#### DATA PROVIDED ####

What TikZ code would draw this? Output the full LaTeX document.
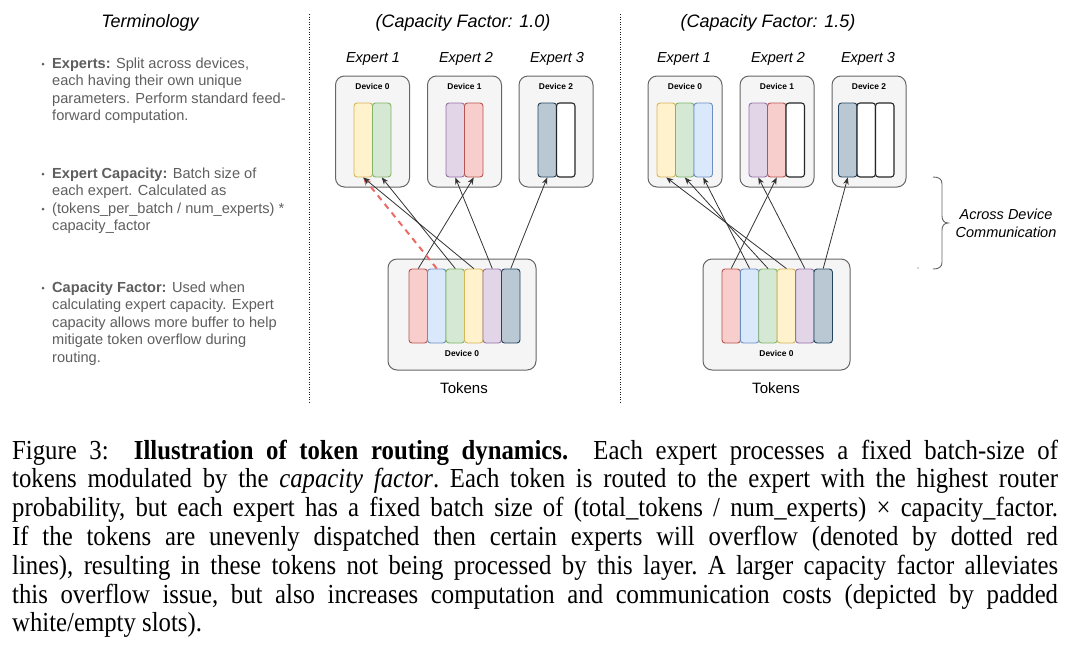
\documentclass[tikz,border=0pt]{standalone}
\usepackage{fontspec}
\setmainfont{Liberation Serif}
\setsansfont{Liberation Sans}
\usepackage{graphicx}
\usetikzlibrary{arrows.meta,decorations.pathreplacing}
\definecolor{yelF}{HTML}{FFF2CC}\definecolor{yelD}{HTML}{D6B656}
\definecolor{grnF}{HTML}{D5E8D4}\definecolor{grnD}{HTML}{82B366}
\definecolor{bluF}{HTML}{DAE8FC}\definecolor{bluD}{HTML}{6C8EBF}
\definecolor{redF}{HTML}{F8CECC}\definecolor{redD}{HTML}{B85450}
\definecolor{purF}{HTML}{E1D5E7}\definecolor{purD}{HTML}{9673A6}
\definecolor{drkF}{HTML}{BAC8D3}\definecolor{drkD}{HTML}{23445D}
\definecolor{devF}{HTML}{F5F5F5}\definecolor{devD}{HTML}{666666}
\definecolor{termG}{HTML}{5E5E5E}
\definecolor{arrC}{HTML}{333333}
\definecolor{ovfC}{HTML}{EA6B66}
\tikzset{
  slot/.style={draw, rounded corners=3pt, minimum width=18.5pt, minimum height=74pt, inner sep=0pt, line width=0.9pt},
  yel/.style={slot, fill=yelF, draw=yelD},
  grn/.style={slot, fill=grnF, draw=grnD},
  blu/.style={slot, fill=bluF, draw=bluD},
  rdd/.style={slot, fill=redF, draw=redD},
  pur/.style={slot, fill=purF, draw=purD},
  drk/.style={slot, fill=drkF, draw=drkD},
  emp/.style={slot, fill=white, draw=black!85, line width=1.1pt},
  dev/.style={draw=devD, fill=devF, rounded corners=9pt, line width=1pt, minimum width=74pt, minimum height=111pt, inner sep=0pt},
  tokbox/.style={dev, minimum width=148pt},
  devlbl/.style={font=\sffamily\bfseries\fontsize{8.4}{10}\selectfont, inner sep=0pt, anchor=base},
  explbl/.style={font=\sffamily\itshape\fontsize{14.5}{17}\selectfont, inner sep=0pt, anchor=base},
  head/.style={font=\sffamily\itshape\fontsize{18}{21}\selectfont, inner sep=0pt, anchor=base},
  term/.style={font=\sffamily\fontsize{14.6}{17.6}\selectfont, text=termG, inner sep=0pt, anchor=base west},
  bul/.style={circle, fill=termG, inner sep=0pt, minimum size=3pt},
  route/.style={draw=arrC, line width=0.8pt, -{Stealth[length=7pt,width=5.5pt]}},
  overflow/.style={draw=ovfC, line width=2pt, dash pattern=on 6pt off 5pt, -{Stealth[length=8pt,width=7pt]}},
  sep/.style={draw=black!90, line width=1pt, dash pattern=on 1pt off 1.5pt},
}
\begin{document}
\begin{tikzpicture}[x=1pt,y=-1pt]
\useasboundingbox (0,0) rectangle (1070,646);

% ---------------- Terminology ----------------
\node[head, text=black] (termhead) at (150,27) {Terminology};
\node[bul] (b1) at (43,64) {};
\node[term] (t1a) at (52,68) {\textbf{Experts:} Split across devices,};
\node[term] (t1b) at (52,85.6) {each having their own unique};
\node[term] (t1c) at (52,103.2) {parameters. Perform standard feed-};
\node[term] (t1d) at (52,120.8) {forward computation.};
\node[bul] (b2) at (43,174) {};
\node[term] (t2a) at (52,178) {\textbf{Expert Capacity:} Batch size of};
\node[term] (t2b) at (52,195.6) {each expert. Calculated as};
\node[bul] (b2x) at (43,209.2) {};
\node[term] (t2c) at (52,213.2) {(tokens\_per\_batch / num\_experts) *};
\node[term] (t2d) at (52,230.8) {capacity\_factor};
\node[bul] (b3) at (43,288) {};
\node[term] (t3a) at (52,292) {\textbf{Capacity Factor:} Used when};
\node[term] (t3b) at (52,309.6) {calculating expert capacity. Expert};
\node[term] (t3c) at (52,327.2) {capacity allows more buffer to help};
\node[term] (t3d) at (52,344.8) {mitigate token overflow during};
\node[term] (t3e) at (52,362.4) {routing.};

% separators
\coordinate (s1t) at (309.5,14); \coordinate (s1b) at (309.5,402);
\coordinate (s2t) at (620.5,14); \coordinate (s2b) at (620.5,402);
\draw[sep] (s1t) -- (s1b);
\draw[sep] (s2t) -- (s2b);

% ---------------- Capacity factor 1.0 ----------------
\node[head] (hL) at (463,27) {(Capacity Factor: 1.0)};
\node[explbl] (eL1) at (373,62) {Expert 1};
\node[explbl] (eL2) at (466,62) {Expert 2};
\node[explbl] (eL3) at (557,62) {Expert 3};
\node[dev] (DL0) at (372.5,131.5) {};
\node[dev] (DL1) at (464.5,131.5) {};
\node[dev] (DL2) at (556,131.5) {};
\node[devlbl] (dL0) at (372.5,89.5) {Device 0};
\node[devlbl] (dL1) at (464.5,89.5) {Device 1};
\node[devlbl] (dL2) at (556,89.5) {Device 2};
\node[yel] (L0a) at (363.25,140) {};
\node[grn] (L0b) at (381.75,140) {};
\node[pur] (L1a) at (455.25,140) {};
\node[rdd] (L1b) at (473.75,140) {};
\node[drk] (L2a) at (547.25,140) {};
\node[emp] (L2b) at (565.75,140) {};

\node[tokbox] (TL) at (462,314.5) {};
\node[devlbl] (tL) at (462,356) {Device 0};
\node[rdd] (LT1) at (418.25,306) {};
\node[blu] (LT2) at (436.75,306) {};
\node[grn] (LT3) at (455.25,306) {};
\node[yel] (LT4) at (473.75,306) {};
\node[pur] (LT5) at (492.25,306) {};
\node[drk] (LT6) at (510.75,306) {};
\node[explbl, font=\sffamily\fontsize{15}{17}\selectfont] (tokL) at (464,393) {Tokens};

\draw[route] (LT1.north) -- (L1b.south);
\draw[overflow] (LT2.north) -- (L0a.south);
\draw[route] (LT3.north) -- (L0b.south);
\draw[route] (LT4.north) -- (L0a.south);
\draw[route] (LT5.north) -- (L1a.south);
\draw[route] (LT6.north) -- (L2a.south);

% ---------------- Capacity factor 1.5 ----------------
\node[head] (hR) at (768,27) {(Capacity Factor: 1.5)};
\node[explbl] (eR1) at (684,62) {Expert 1};
\node[explbl] (eR2) at (778,62) {Expert 2};
\node[explbl] (eR3) at (868,62) {Expert 3};
\node[dev] (DR0) at (685,131.5) {};
\node[dev] (DR1) at (777,131.5) {};
\node[dev] (DR2) at (869,131.5) {};
\node[devlbl] (dR0) at (685,89.5) {Device 0};
\node[devlbl] (dR1) at (777,89.5) {Device 1};
\node[devlbl] (dR2) at (869,89.5) {Device 2};
\node[yel] (R0a) at (666.25,140) {};
\node[grn] (R0b) at (684.75,140) {};
\node[blu] (R0c) at (703.25,140) {};
\node[pur] (R1a) at (758.25,140) {};
\node[rdd] (R1b) at (776.75,140) {};
\node[emp] (R1c) at (795.25,140) {};
\node[drk] (R2a) at (847.75,140) {};
\node[emp] (R2b) at (866.25,140) {};
\node[emp] (R2c) at (884.75,140) {};

\node[tokbox, minimum width=147pt] (TR) at (776.5,314.5) {};
\node[devlbl] (tR) at (776.5,356) {Device 0};
\node[rdd] (RT1) at (731.2,306) {};
\node[blu] (RT2) at (749.6,306) {};
\node[grn] (RT3) at (768,306) {};
\node[yel] (RT4) at (786.4,306) {};
\node[pur] (RT5) at (804.8,306) {};
\node[drk] (RT6) at (823.2,306) {};
\node[explbl, font=\sffamily\fontsize{15}{17}\selectfont] (tokR) at (776,393) {Tokens};

\draw[route] (RT1.north) -- (R1b.south);
\draw[route] (RT2.north) -- (R0c.south);
\draw[route] (RT3.north) -- (R0b.south);
\draw[route] (RT4.north) -- (R0a.south);
\draw[route] (RT5.north) -- (R1a.south);
\draw[route] (RT6.north) -- (R2a.south);

% brace
\draw[draw=devD, line width=0.9pt] (933,177) .. controls (939,177) and (942,179) .. (942,184) -- (942,216) .. controls (942,220) and (944,223) .. (948,223)
  .. controls (944,223) and (942,226) .. (942,230) -- (942,262) .. controls (942,267) and (939,269) .. (933,269);
\node[explbl] (acr1) at (1006,219) {Across Device};
\node[explbl] (acr2) at (1006,237) {Communication};
\node[circle, fill=black!70, inner sep=0pt, minimum size=1.4pt] (dot) at (918,268) {};

% ---------------- Caption ----------------
\node[anchor=base west, inner sep=0pt] (cap) at (12,459) {\scalebox{0.9}[1]{\parbox[t]{1162pt}{\fontsize{27.5}{28.8}\selectfont\frenchspacing
Figure 3:\ \ \textbf{Illustration of token routing dynamics.}\ \ Each expert processes a fixed batch-size of\linebreak
tokens modulated by the \textit{capacity factor}. Each token is routed to the expert with the highest router\linebreak
probability, but each expert has a fixed batch size of (total\_tokens / num\_experts) × capacity\_factor.\linebreak
If the tokens are unevenly dispatched then certain experts will overflow (denoted by dotted red\linebreak
lines), resulting in these tokens not being processed by this layer. A larger capacity factor alleviates\linebreak
this overflow issue, but also increases computation and communication costs (depicted by padded\linebreak
white/empty slots).}}};
\end{tikzpicture}
\end{document}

####

■ **AIM**:
Skip the pictures and restate exactly the lines from the beginning of the listing to the line with "(0,0) rectangle (1070,646);", that line included.

■ **RESPONSE**:
What TikZ code would draw this? Output the full LaTeX document.
\documentclass[tikz,border=0pt]{standalone}
\usepackage{fontspec}
\setmainfont{Liberation Serif}
\setsansfont{Liberation Sans}
\usepackage{graphicx}
\usetikzlibrary{arrows.meta,decorations.pathreplacing}
\definecolor{yelF}{HTML}{FFF2CC}\definecolor{yelD}{HTML}{D6B656}
\definecolor{grnF}{HTML}{D5E8D4}\definecolor{grnD}{HTML}{82B366}
\definecolor{bluF}{HTML}{DAE8FC}\definecolor{bluD}{HTML}{6C8EBF}
\definecolor{redF}{HTML}{F8CECC}\definecolor{redD}{HTML}{B85450}
\definecolor{purF}{HTML}{E1D5E7}\definecolor{purD}{HTML}{9673A6}
\definecolor{drkF}{HTML}{BAC8D3}\definecolor{drkD}{HTML}{23445D}
\definecolor{devF}{HTML}{F5F5F5}\definecolor{devD}{HTML}{666666}
\definecolor{termG}{HTML}{5E5E5E}
\definecolor{arrC}{HTML}{333333}
\definecolor{ovfC}{HTML}{EA6B66}
\tikzset{
  slot/.style={draw, rounded corners=3pt, minimum width=18.5pt, minimum height=74pt, inner sep=0pt, line width=0.9pt},
  yel/.style={slot, fill=yelF, draw=yelD},
  grn/.style={slot, fill=grnF, draw=grnD},
  blu/.style={slot, fill=bluF, draw=bluD},
  rdd/.style={slot, fill=redF, draw=redD},
  pur/.style={slot, fill=purF, draw=purD},
  drk/.style={slot, fill=drkF, draw=drkD},
  emp/.style={slot, fill=white, draw=black!85, line width=1.1pt},
  dev/.style={draw=devD, fill=devF, rounded corners=9pt, line width=1pt, minimum width=74pt, minimum height=111pt, inner sep=0pt},
  tokbox/.style={dev, minimum width=148pt},
  devlbl/.style={font=\sffamily\bfseries\fontsize{8.4}{10}\selectfont, inner sep=0pt, anchor=base},
  explbl/.style={font=\sffamily\itshape\fontsize{14.5}{17}\selectfont, inner sep=0pt, anchor=base},
  head/.style={font=\sffamily\itshape\fontsize{18}{21}\selectfont, inner sep=0pt, anchor=base},
  term/.style={font=\sffamily\fontsize{14.6}{17.6}\selectfont, text=termG, inner sep=0pt, anchor=base west},
  bul/.style={circle, fill=termG, inner sep=0pt, minimum size=3pt},
  route/.style={draw=arrC, line width=0.8pt, -{Stealth[length=7pt,width=5.5pt]}},
  overflow/.style={draw=ovfC, line width=2pt, dash pattern=on 6pt off 5pt, -{Stealth[length=8pt,width=7pt]}},
  sep/.style={draw=black!90, line width=1pt, dash pattern=on 1pt off 1.5pt},
}
\begin{document}
\begin{tikzpicture}[x=1pt,y=-1pt]
\useasboundingbox (0,0) rectangle (1070,646);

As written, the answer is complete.